Japanese people viewed Ainu people as an ethnic minority and were interested in cultural observations of indigenous Ainu culture. In the 1950s, the term “Kanko Ainu” (観光アイヌ) was created in response to the expanding tourism and showcasing of Ainu culture for profit and wide-spread appeal. Ainu people working predominantly in Agricultural sectors had criticised what they deemed "Kanko Ainu", believing that the Kanko Ainu had commodified traditional Ainu culture for profit. Kanko Ainu tourism attempted to stimulate Ainu people's identity while preserving tradition, however, it remained a controversial topic at that time due to the criticism.

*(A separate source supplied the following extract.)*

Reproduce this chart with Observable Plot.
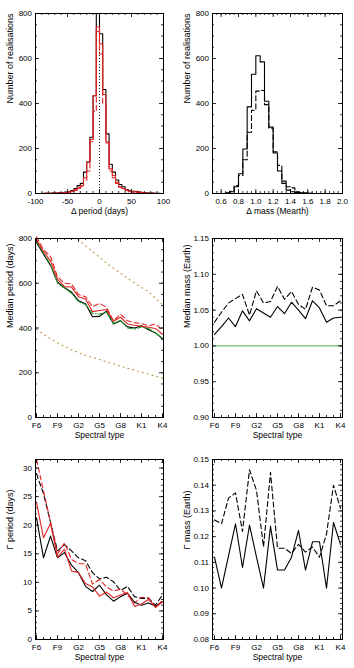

Tourism and cultural showcasing in Hokkaido were at their peak in the late 1950s to early 1970s. The number of tourists were estimated at roughly 608,219 in 1966 and 2,379,688 in 1974. Increased tourism and criticism of these widespread developments may have been the foundation that prompted the newly established law known as “The act on promotion of Ainu culture”. This law formally acknowledged Ainu people as indigenous to Japanese law, whilst recognising the need to support cultural industries and economic developments that support Ainu communities.